Similar to BGPsec, each AS signs the PCBs it forwards. This signature enables PCB validation by all entities. To ensure path correctness, the forwarding information within each packet is also cryptographically protected. Each AS uses a secret symmetric key that is shared among beacon servers and border routers and is used to efficiently compute a message authentication code (MAC) over the forwarding information. The per-AS information includes the ingress and egress interfaces, an expiration time, and the MAC computed over these fields, which is (by default) all encoded within an 8-byte field referred to as a hop field (HF).

== Specifications ==
Internet Drafts submitted to the Internet Engineering Task Force Independent Submission process include:

- SCION Control Plane PKI
- SCION Control Plane
- SCION Data Plane

== Commercial and non-profit operations ==
In 2017, Adrian Perrig together with fellow professors David Basin and Peter Müller at the Department of Computer Science at ETH Zurich, founded the spin-off Anapaya Systems to develop a commercial implementation of SCION. Anapaya offers SCION-based ready-made network products for enterprise deployment. However, as per March 2026 it is still the only commercial implementation, thus creating a catch-22 situation of not being able to create more vendor competition until SCION is deployed more widely.

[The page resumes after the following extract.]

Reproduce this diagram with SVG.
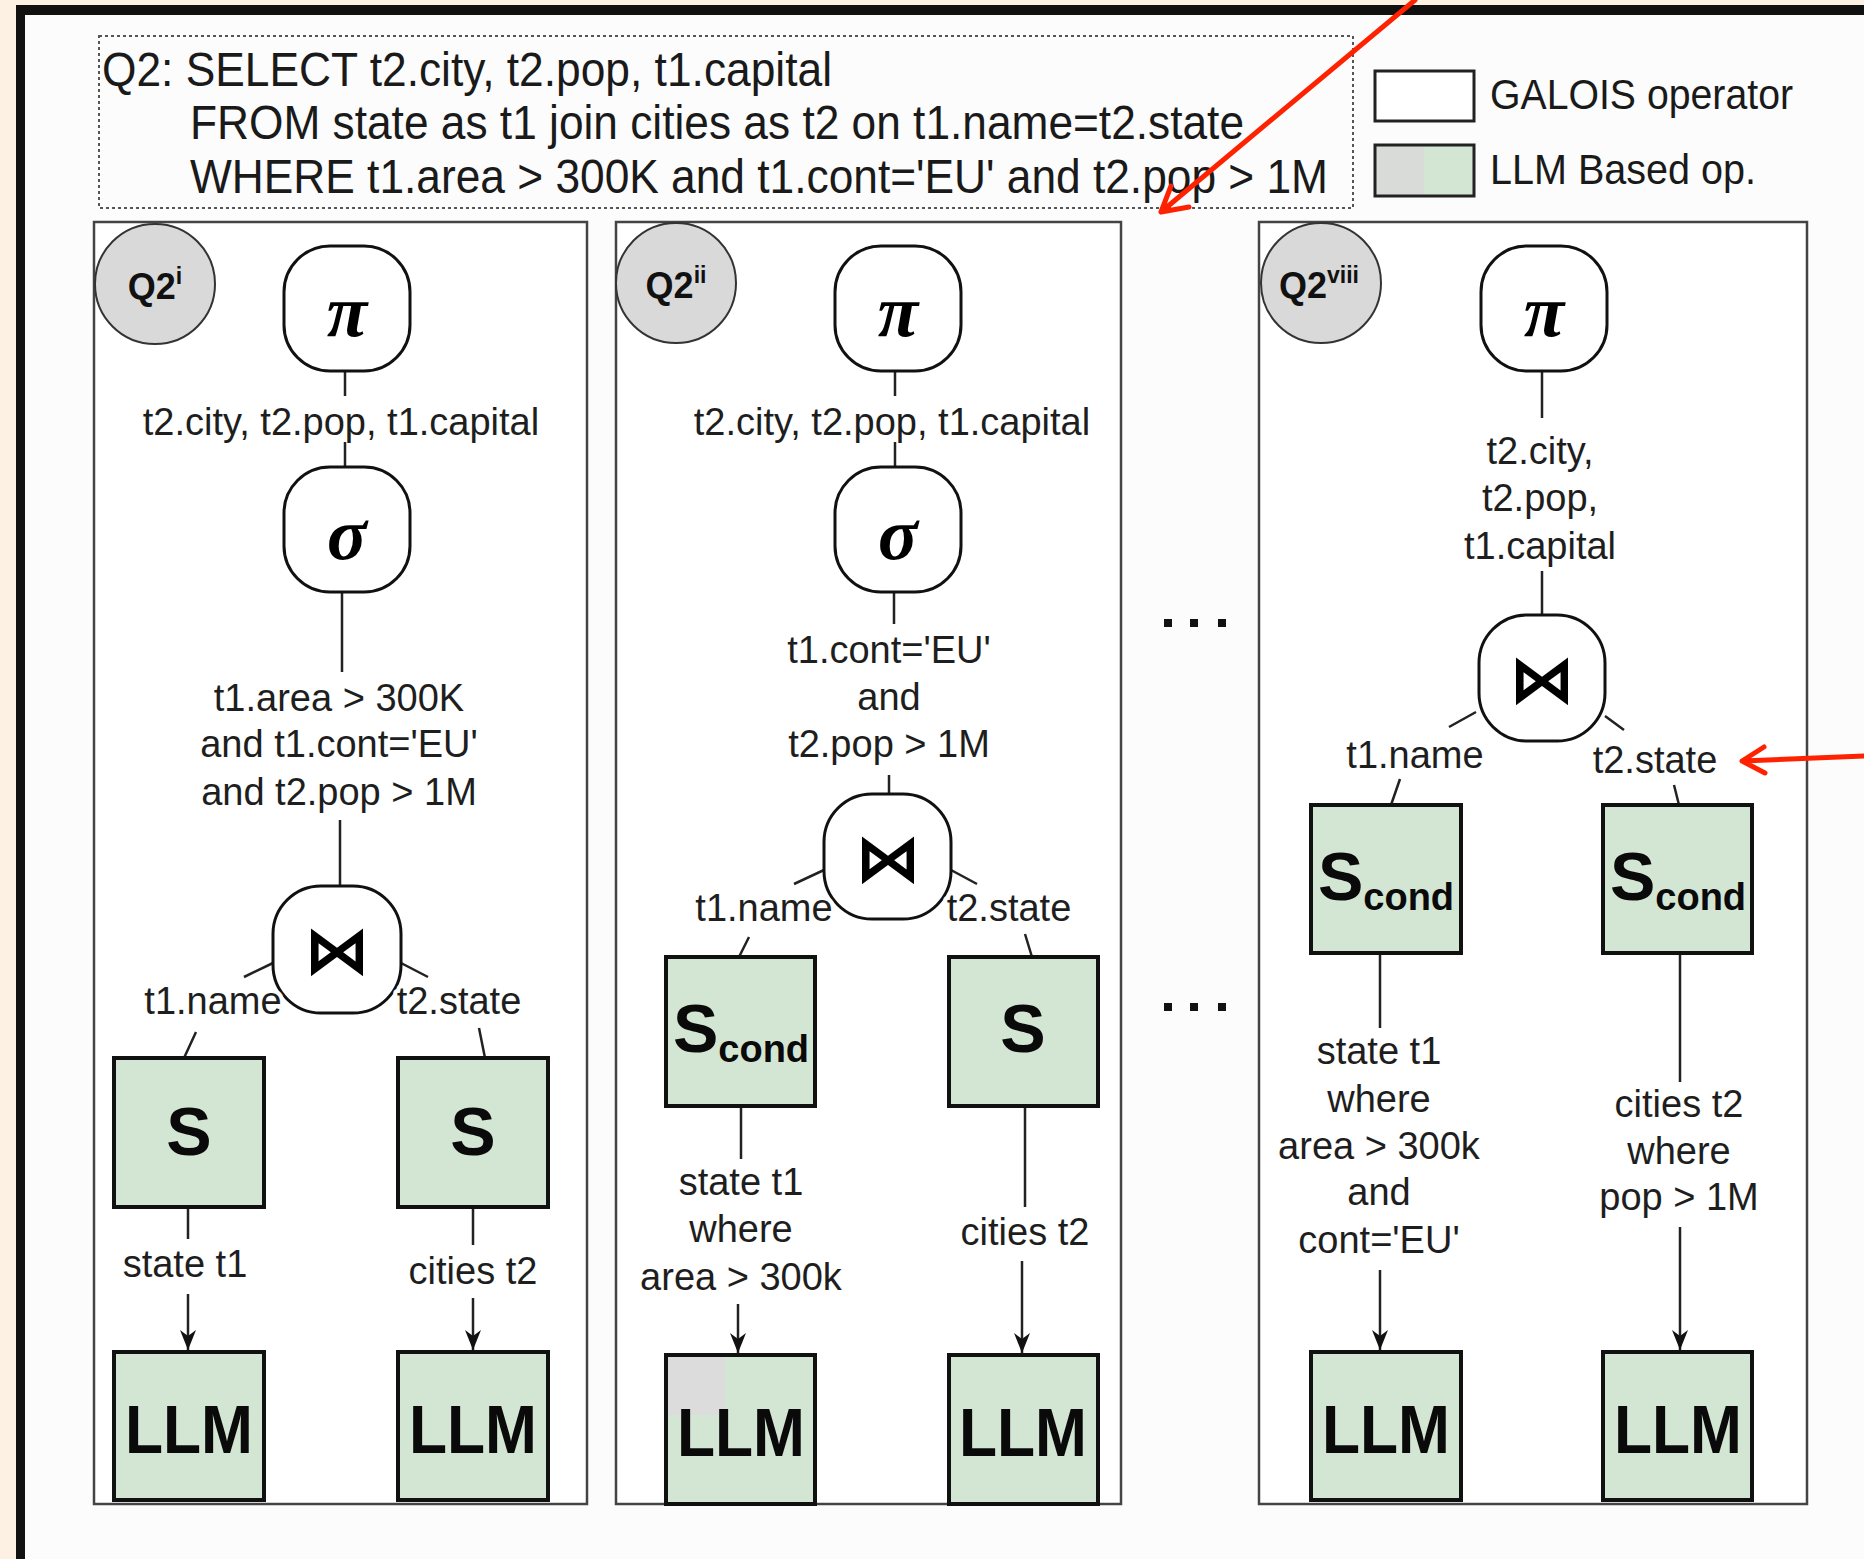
<svg xmlns="http://www.w3.org/2000/svg" width="1864" height="1559" viewBox="0 0 1864 1559">
<defs>
<style>
.lbl{font-family:"Liberation Sans",Arial,sans-serif;font-size:38px;fill:#1e1e1e;text-anchor:middle}
.halo{stroke:#fff;stroke-width:8;paint-order:stroke;stroke-linejoin:round}
.op{fill:#fff;stroke:#111;stroke-width:3}
.llm{fill:#d3e5d3;stroke:#111;stroke-width:4}
.edge{stroke:#222;stroke-width:2.5;fill:none}
.big{font-family:"Liberation Sans",Arial,sans-serif;font-weight:bold;fill:#0a0a0a;text-anchor:middle}
.greek{font-family:"Liberation Serif","DejaVu Serif",serif;font-weight:bold;font-style:italic;font-size:74px;text-anchor:middle;fill:#000}
.join{font-family:"DejaVu Sans",sans-serif;font-weight:bold;font-size:66px;text-anchor:middle;fill:#000}
.panel{fill:#fff;stroke:#444;stroke-width:2.5}
.badge{fill:#d9d9d9;stroke:#333;stroke-width:2}
.bt{font-family:"Liberation Sans",Arial,sans-serif;font-weight:bold;font-size:36px;fill:#111;text-anchor:middle}
.sql{font-family:"Liberation Sans",Arial,sans-serif;font-size:48px;fill:#1a1a1a}
.leg{font-family:"Liberation Sans",Arial,sans-serif;font-size:42px;fill:#1a1a1a}
.red{stroke:#ff2200;stroke-width:5;fill:none;stroke-linecap:round;stroke-linejoin:round}
.dot{fill:#111}
</style>
<marker id="ah" markerUnits="userSpaceOnUse" markerWidth="20" markerHeight="22" refX="9" refY="20" orient="0">
<path d="M1,0 L9,20 L17,0 L9,6 z" fill="#111"/>
</marker>
</defs>

<!-- page background and frame -->
<rect x="0" y="0" width="1864" height="1559" fill="#fcf1e3"/>
<rect x="16" y="5" width="1848" height="1554" fill="#111"/>
<rect x="25" y="15" width="1839" height="1544" fill="#fcfcfc"/>

<!-- query text -->
<g id="query">
<rect x="99" y="36" width="1254" height="172" fill="none" stroke="#555" stroke-width="2" stroke-dasharray="3 3"/>
<text class="sql" x="102" y="86" textLength="730" lengthAdjust="spacingAndGlyphs">Q2: SELECT t2.city, t2.pop, t1.capital</text>
<text class="sql" x="190" y="139" textLength="1054" lengthAdjust="spacingAndGlyphs">FROM state as t1 join cities as t2 on t1.name=t2.state</text>
<text class="sql" x="190" y="193" textLength="1138" lengthAdjust="spacingAndGlyphs">WHERE t1.area &gt; 300K and t1.cont='EU' and t2.pop &gt; 1M</text>
</g>

<!-- legend -->
<g id="legend">
<rect x="1375" y="71" width="99" height="50" fill="#fff" stroke="#222" stroke-width="3"/>
<text class="leg" x="1490" y="109" textLength="303" lengthAdjust="spacingAndGlyphs">GALOIS operator</text>
<rect x="1375" y="145" width="49" height="51" fill="#d9dbd9"/>
<rect x="1424" y="145" width="50" height="51" fill="#d3e6d3"/>
<rect x="1375" y="145" width="99" height="51" fill="none" stroke="#222" stroke-width="3"/>
<text class="leg" x="1490" y="184" textLength="266" lengthAdjust="spacingAndGlyphs">LLM Based op.</text>
</g>

<!-- plan frames -->
<g id="frames">
<rect id="plan-i" class="panel" x="94" y="222" width="493" height="1282"/>
<rect id="plan-ii" class="panel" x="616" y="222" width="505" height="1282"/>
<rect id="plan-viii" class="panel" x="1259" y="222" width="548" height="1282"/>
</g>

<!-- connectors -->
<g id="connectors">
<path class="edge" d="M345,371 V396 M345,442 V467 M342,592 V672 M340,820 V886 M273,963 L244,977 M401,963 L428,977 M196,1032 L184,1058 M479,1028 L485,1058 M188,1207 V1239 M473,1207 V1245"/>
<path class="edge" d="M188,1294 V1350" marker-end="url(#ah)"/>
<path class="edge" d="M473,1298 V1350" marker-end="url(#ah)"/>

<path class="edge" d="M895,371 V396 M895,442 V467 M894,592 V624 M889,775 V794 M824,870 L794,884 M951,870 L977,884 M749,937 L739,957 M1025,934 L1032,957 M741,1106 V1159 M1025,1106 V1207"/>
<path class="edge" d="M738,1304 V1353" marker-end="url(#ah)"/>
<path class="edge" d="M1022,1261 V1353" marker-end="url(#ah)"/>

<path class="edge" d="M1542,371 V418 M1542,571 V615 M1476,712 L1449,727 M1605,716 L1624,730 M1400,779 L1391,805 M1674,785 L1679,805 M1380,953 V1028 M1680,953 V1082"/>
<path class="edge" d="M1380,1270 V1350" marker-end="url(#ah)"/>
<path class="edge" d="M1680,1227 V1350" marker-end="url(#ah)"/>
</g>

<!-- plan i -->
<g id="badge-i"><ellipse class="badge" cx="155" cy="284" rx="60" ry="60"/><text class="bt" x="155" y="299">Q2<tspan font-size="23" dy="-15">i</tspan></text></g>
<g id="proj-i"><rect class="op" x="284" y="246" width="126" height="125" rx="46"/><text class="greek" x="347" y="336">π</text></g>
<text class="lbl" x="341" y="435">t2.city, t2.pop, t1.capital</text>
<g id="sel-i"><rect class="op" x="284" y="467" width="126" height="125" rx="46"/><text class="greek" x="347" y="559">σ</text></g>
<text class="lbl" x="339" y="711">t1.area &gt; 300K</text>
<text class="lbl" x="339" y="757">and t1.cont='EU'</text>
<text class="lbl" x="339" y="805">and t2.pop &gt; 1M</text>
<g id="join-i"><rect class="op" x="273" y="886" width="128" height="127" rx="48"/><text class="join" x="337" y="973">⋈</text></g>
<text class="lbl halo" x="213" y="1014">t1.name</text>
<text class="lbl halo" x="459" y="1014">t2.state</text>
<g id="scan-i-state"><rect class="llm" x="114" y="1058" width="150" height="149"/><text class="big" x="189" y="1155" font-size="68">S</text></g>
<g id="scan-i-cities"><rect class="llm" x="398" y="1058" width="150" height="149"/><text class="big" x="473" y="1155" font-size="68">S</text></g>
<text class="lbl" x="185" y="1277">state t1</text>
<text class="lbl" x="473" y="1284">cities t2</text>
<g id="llm-i-state"><rect class="llm" x="114" y="1352" width="150" height="148"/><text class="big" x="189" y="1453" font-size="68" textLength="128" lengthAdjust="spacingAndGlyphs">LLM</text></g>
<g id="llm-i-cities"><rect class="llm" x="398" y="1352" width="150" height="148"/><text class="big" x="473" y="1453" font-size="68" textLength="128" lengthAdjust="spacingAndGlyphs">LLM</text></g>

<!-- plan ii -->
<g id="badge-ii"><ellipse class="badge" cx="676" cy="283" rx="60" ry="60"/><text class="bt" x="676" y="298">Q2<tspan font-size="23" dy="-15">ii</tspan></text></g>
<g id="proj-ii"><rect class="op" x="835" y="246" width="126" height="125" rx="46"/><text class="greek" x="898" y="336">π</text></g>
<text class="lbl" x="892" y="435">t2.city, t2.pop, t1.capital</text>
<g id="sel-ii"><rect class="op" x="835" y="467" width="126" height="125" rx="46"/><text class="greek" x="898" y="559">σ</text></g>
<text class="lbl" x="889" y="663">t1.cont='EU'</text>
<text class="lbl" x="889" y="710">and</text>
<text class="lbl" x="889" y="757">t2.pop &gt; 1M</text>
<g id="join-ii"><rect class="op" x="824" y="794" width="127" height="125" rx="48"/><text class="join" x="888" y="881">⋈</text></g>
<text class="lbl halo" x="764" y="921">t1.name</text>
<text class="lbl halo" x="1009" y="921">t2.state</text>
<g id="scan-ii-state"><rect class="llm" x="666" y="957" width="149" height="149"/><text class="big" x="741" y="1052"><tspan font-size="68">S</tspan><tspan font-size="38" dy="10">cond</tspan></text></g>
<g id="scan-ii-cities"><rect class="llm" x="949" y="957" width="149" height="149"/><text class="big" x="1023" y="1052" font-size="68">S</text></g>
<text class="lbl" x="741" y="1195">state t1</text>
<text class="lbl" x="741" y="1242">where</text>
<text class="lbl" x="741" y="1290">area &gt; 300k</text>
<text class="lbl" x="1025" y="1245">cities t2</text>
<g id="llm-ii-state"><rect class="llm" x="666" y="1355" width="149" height="149"/><rect x="668" y="1357" width="57" height="58" fill="#dcdcdc"/><text class="big" x="741" y="1456" font-size="68" textLength="128" lengthAdjust="spacingAndGlyphs">LLM</text></g>
<g id="llm-ii-cities"><rect class="llm" x="949" y="1355" width="149" height="149"/><text class="big" x="1023" y="1456" font-size="68" textLength="128" lengthAdjust="spacingAndGlyphs">LLM</text></g>

<!-- elided plans -->
<g id="ellipsis">
<rect class="dot" x="1164" y="619" width="8" height="8"/><rect class="dot" x="1190" y="619" width="8" height="8"/><rect class="dot" x="1218" y="619" width="8" height="8"/>
<rect class="dot" x="1164" y="1003" width="8" height="8"/><rect class="dot" x="1190" y="1003" width="8" height="8"/><rect class="dot" x="1218" y="1003" width="8" height="8"/>
</g>

<!-- plan viii -->
<g id="badge-viii"><ellipse class="badge" cx="1321" cy="283" rx="60" ry="60"/><text class="bt" x="1319" y="298">Q2<tspan font-size="23" dy="-15">viii</tspan></text></g>
<g id="proj-viii"><rect class="op" x="1481" y="246" width="126" height="125" rx="46"/><text class="greek" x="1544" y="336">π</text></g>
<text class="lbl" x="1540" y="464">t2.city,</text>
<text class="lbl" x="1540" y="511">t2.pop,</text>
<text class="lbl" x="1540" y="559">t1.capital</text>
<g id="join-viii"><rect class="op" x="1479" y="615" width="126" height="126" rx="48"/><text class="join" x="1542" y="702">⋈</text></g>
<text class="lbl" x="1415" y="768">t1.name</text>
<text class="lbl" x="1655" y="773">t2.state</text>
<g id="scan-viii-state"><rect class="llm" x="1311" y="805" width="150" height="148"/><text class="big" x="1386" y="900"><tspan font-size="68">S</tspan><tspan font-size="38" dy="10">cond</tspan></text></g>
<g id="scan-viii-cities"><rect class="llm" x="1603" y="805" width="149" height="148"/><text class="big" x="1678" y="900"><tspan font-size="68">S</tspan><tspan font-size="38" dy="10">cond</tspan></text></g>
<text class="lbl" x="1379" y="1064">state t1</text>
<text class="lbl" x="1379" y="1112">where</text>
<text class="lbl" x="1379" y="1159">area &gt; 300k</text>
<text class="lbl" x="1379" y="1205">and</text>
<text class="lbl" x="1379" y="1253">cont='EU'</text>
<text class="lbl" x="1679" y="1117">cities t2</text>
<text class="lbl" x="1679" y="1164">where</text>
<text class="lbl" x="1679" y="1210">pop &gt; 1M</text>
<g id="llm-viii-state"><rect class="llm" x="1311" y="1352" width="150" height="148"/><text class="big" x="1386" y="1453" font-size="68" textLength="128" lengthAdjust="spacingAndGlyphs">LLM</text></g>
<g id="llm-viii-cities"><rect class="llm" x="1603" y="1352" width="149" height="148"/><text class="big" x="1678" y="1453" font-size="68" textLength="128" lengthAdjust="spacingAndGlyphs">LLM</text></g>

<!-- annotation arrows -->
<g id="annotations">
<path class="red" d="M1415,0 L1161,212 M1189,207 L1161,212 L1171,186"/>
<path class="red" d="M1864,756 L1742,761 M1765,773 L1742,761 L1764,747"/>
</g>
</svg>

In 2022, the SCION Association was founded by the Swiss National Bank, SIX, ETH Zurich and Uli Sigg to promote SCION and develop SCION Proto, the open source implementation of SCION. The SCION Association is a non-profit organization whose members include Anapaya Systems, Swisscom, SWITCH, Cyberlink, Sunrise, AXPO, DIDAS, Eraneos, libC Technologies, OVGU Magdeburg, and the Swiss Finance + Technology Association.

In 2023, SCION was rolled out on Sui blockchain testnet to secure the validator network and reduce latency SCION Day 2024: SUI.